"""

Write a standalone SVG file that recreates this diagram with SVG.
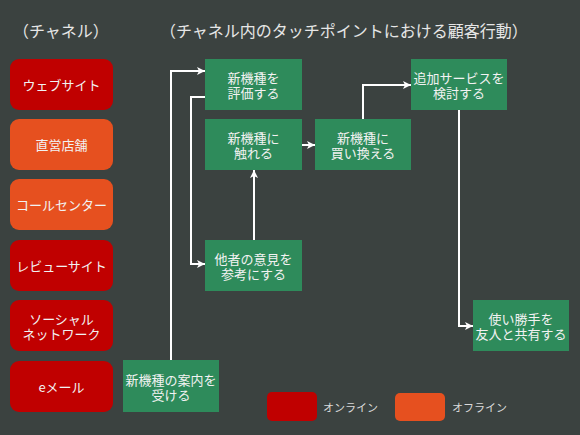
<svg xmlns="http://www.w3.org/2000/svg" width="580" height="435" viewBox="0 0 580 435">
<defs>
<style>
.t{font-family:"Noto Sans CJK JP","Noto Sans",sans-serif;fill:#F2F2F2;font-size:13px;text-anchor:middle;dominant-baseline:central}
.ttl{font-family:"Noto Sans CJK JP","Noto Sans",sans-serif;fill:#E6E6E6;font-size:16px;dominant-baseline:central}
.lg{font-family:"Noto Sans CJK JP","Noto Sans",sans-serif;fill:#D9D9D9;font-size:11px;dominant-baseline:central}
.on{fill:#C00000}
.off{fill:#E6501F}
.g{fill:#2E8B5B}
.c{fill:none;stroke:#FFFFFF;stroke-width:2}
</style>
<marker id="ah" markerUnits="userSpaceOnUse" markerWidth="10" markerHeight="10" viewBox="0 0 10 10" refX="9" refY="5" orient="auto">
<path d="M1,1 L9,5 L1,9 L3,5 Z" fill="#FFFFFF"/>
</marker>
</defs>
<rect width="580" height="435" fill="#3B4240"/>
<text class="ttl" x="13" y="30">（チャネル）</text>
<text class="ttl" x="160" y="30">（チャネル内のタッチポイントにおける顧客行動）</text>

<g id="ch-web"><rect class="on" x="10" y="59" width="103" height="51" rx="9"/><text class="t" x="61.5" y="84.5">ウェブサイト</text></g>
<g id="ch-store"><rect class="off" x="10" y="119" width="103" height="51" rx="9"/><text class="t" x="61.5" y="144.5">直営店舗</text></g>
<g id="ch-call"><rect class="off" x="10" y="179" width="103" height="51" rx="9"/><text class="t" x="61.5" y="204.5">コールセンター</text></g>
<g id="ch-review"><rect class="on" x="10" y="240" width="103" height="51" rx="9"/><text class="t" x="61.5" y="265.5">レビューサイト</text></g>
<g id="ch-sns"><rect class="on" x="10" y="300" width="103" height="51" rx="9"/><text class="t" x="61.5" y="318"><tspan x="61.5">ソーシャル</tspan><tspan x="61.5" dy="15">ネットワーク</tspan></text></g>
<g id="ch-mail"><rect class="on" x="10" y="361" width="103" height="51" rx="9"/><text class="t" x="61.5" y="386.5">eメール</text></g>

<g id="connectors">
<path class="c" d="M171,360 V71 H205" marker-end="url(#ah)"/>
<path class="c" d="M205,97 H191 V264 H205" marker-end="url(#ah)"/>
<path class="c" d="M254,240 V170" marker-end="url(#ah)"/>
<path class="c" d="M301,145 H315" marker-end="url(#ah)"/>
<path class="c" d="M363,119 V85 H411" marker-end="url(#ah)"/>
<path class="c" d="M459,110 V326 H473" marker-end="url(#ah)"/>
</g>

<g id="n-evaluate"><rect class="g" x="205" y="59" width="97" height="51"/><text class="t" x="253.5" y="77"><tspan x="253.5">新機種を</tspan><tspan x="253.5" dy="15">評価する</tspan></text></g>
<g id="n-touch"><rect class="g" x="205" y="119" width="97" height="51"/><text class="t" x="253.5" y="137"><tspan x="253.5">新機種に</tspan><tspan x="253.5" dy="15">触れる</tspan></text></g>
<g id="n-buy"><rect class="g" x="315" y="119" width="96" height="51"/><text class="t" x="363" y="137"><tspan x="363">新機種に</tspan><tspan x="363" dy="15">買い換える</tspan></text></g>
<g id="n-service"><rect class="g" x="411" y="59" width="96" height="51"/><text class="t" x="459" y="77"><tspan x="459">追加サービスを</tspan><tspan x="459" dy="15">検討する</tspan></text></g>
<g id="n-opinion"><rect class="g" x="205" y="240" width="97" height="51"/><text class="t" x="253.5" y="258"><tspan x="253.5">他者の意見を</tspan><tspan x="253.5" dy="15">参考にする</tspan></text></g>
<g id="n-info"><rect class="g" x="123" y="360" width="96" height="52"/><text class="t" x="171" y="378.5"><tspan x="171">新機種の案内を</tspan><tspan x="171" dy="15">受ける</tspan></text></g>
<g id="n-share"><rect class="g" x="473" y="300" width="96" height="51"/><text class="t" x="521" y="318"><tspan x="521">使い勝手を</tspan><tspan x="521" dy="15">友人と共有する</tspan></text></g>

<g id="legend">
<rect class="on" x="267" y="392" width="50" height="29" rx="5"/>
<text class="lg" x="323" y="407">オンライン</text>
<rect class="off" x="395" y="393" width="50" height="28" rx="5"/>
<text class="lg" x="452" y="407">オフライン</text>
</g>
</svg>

"""

• **What you should do**
Transcribe the material exactly, and leave out whatever pictures it holds.

• **Full answer**
Write a standalone SVG file that recreates this diagram with SVG.
<svg xmlns="http://www.w3.org/2000/svg" width="580" height="435" viewBox="0 0 580 435">
<defs>
<style>
.t{font-family:"Noto Sans CJK JP","Noto Sans",sans-serif;fill:#F2F2F2;font-size:13px;text-anchor:middle;dominant-baseline:central}
.ttl{font-family:"Noto Sans CJK JP","Noto Sans",sans-serif;fill:#E6E6E6;font-size:16px;dominant-baseline:central}
.lg{font-family:"Noto Sans CJK JP","Noto Sans",sans-serif;fill:#D9D9D9;font-size:11px;dominant-baseline:central}
.on{fill:#C00000}
.off{fill:#E6501F}
.g{fill:#2E8B5B}
.c{fill:none;stroke:#FFFFFF;stroke-width:2}
</style>
<marker id="ah" markerUnits="userSpaceOnUse" markerWidth="10" markerHeight="10" viewBox="0 0 10 10" refX="9" refY="5" orient="auto">
<path d="M1,1 L9,5 L1,9 L3,5 Z" fill="#FFFFFF"/>
</marker>
</defs>
<rect width="580" height="435" fill="#3B4240"/>
<text class="ttl" x="13" y="30">（チャネル）</text>
<text class="ttl" x="160" y="30">（チャネル内のタッチポイントにおける顧客行動）</text>

<g id="ch-web"><rect class="on" x="10" y="59" width="103" height="51" rx="9"/><text class="t" x="61.5" y="84.5">ウェブサイト</text></g>
<g id="ch-store"><rect class="off" x="10" y="119" width="103" height="51" rx="9"/><text class="t" x="61.5" y="144.5">直営店舗</text></g>
<g id="ch-call"><rect class="off" x="10" y="179" width="103" height="51" rx="9"/><text class="t" x="61.5" y="204.5">コールセンター</text></g>
<g id="ch-review"><rect class="on" x="10" y="240" width="103" height="51" rx="9"/><text class="t" x="61.5" y="265.5">レビューサイト</text></g>
<g id="ch-sns"><rect class="on" x="10" y="300" width="103" height="51" rx="9"/><text class="t" x="61.5" y="318"><tspan x="61.5">ソーシャル</tspan><tspan x="61.5" dy="15">ネットワーク</tspan></text></g>
<g id="ch-mail"><rect class="on" x="10" y="361" width="103" height="51" rx="9"/><text class="t" x="61.5" y="386.5">eメール</text></g>

<g id="connectors">
<path class="c" d="M171,360 V71 H205" marker-end="url(#ah)"/>
<path class="c" d="M205,97 H191 V264 H205" marker-end="url(#ah)"/>
<path class="c" d="M254,240 V170" marker-end="url(#ah)"/>
<path class="c" d="M301,145 H315" marker-end="url(#ah)"/>
<path class="c" d="M363,119 V85 H411" marker-end="url(#ah)"/>
<path class="c" d="M459,110 V326 H473" marker-end="url(#ah)"/>
</g>

<g id="n-evaluate"><rect class="g" x="205" y="59" width="97" height="51"/><text class="t" x="253.5" y="77"><tspan x="253.5">新機種を</tspan><tspan x="253.5" dy="15">評価する</tspan></text></g>
<g id="n-touch"><rect class="g" x="205" y="119" width="97" height="51"/><text class="t" x="253.5" y="137"><tspan x="253.5">新機種に</tspan><tspan x="253.5" dy="15">触れる</tspan></text></g>
<g id="n-buy"><rect class="g" x="315" y="119" width="96" height="51"/><text class="t" x="363" y="137"><tspan x="363">新機種に</tspan><tspan x="363" dy="15">買い換える</tspan></text></g>
<g id="n-service"><rect class="g" x="411" y="59" width="96" height="51"/><text class="t" x="459" y="77"><tspan x="459">追加サービスを</tspan><tspan x="459" dy="15">検討する</tspan></text></g>
<g id="n-opinion"><rect class="g" x="205" y="240" width="97" height="51"/><text class="t" x="253.5" y="258"><tspan x="253.5">他者の意見を</tspan><tspan x="253.5" dy="15">参考にする</tspan></text></g>
<g id="n-info"><rect class="g" x="123" y="360" width="96" height="52"/><text class="t" x="171" y="378.5"><tspan x="171">新機種の案内を</tspan><tspan x="171" dy="15">受ける</tspan></text></g>
<g id="n-share"><rect class="g" x="473" y="300" width="96" height="51"/><text class="t" x="521" y="318"><tspan x="521">使い勝手を</tspan><tspan x="521" dy="15">友人と共有する</tspan></text></g>

<g id="legend">
<rect class="on" x="267" y="392" width="50" height="29" rx="5"/>
<text class="lg" x="323" y="407">オンライン</text>
<rect class="off" x="395" y="393" width="50" height="28" rx="5"/>
<text class="lg" x="452" y="407">オフライン</text>
</g>
</svg>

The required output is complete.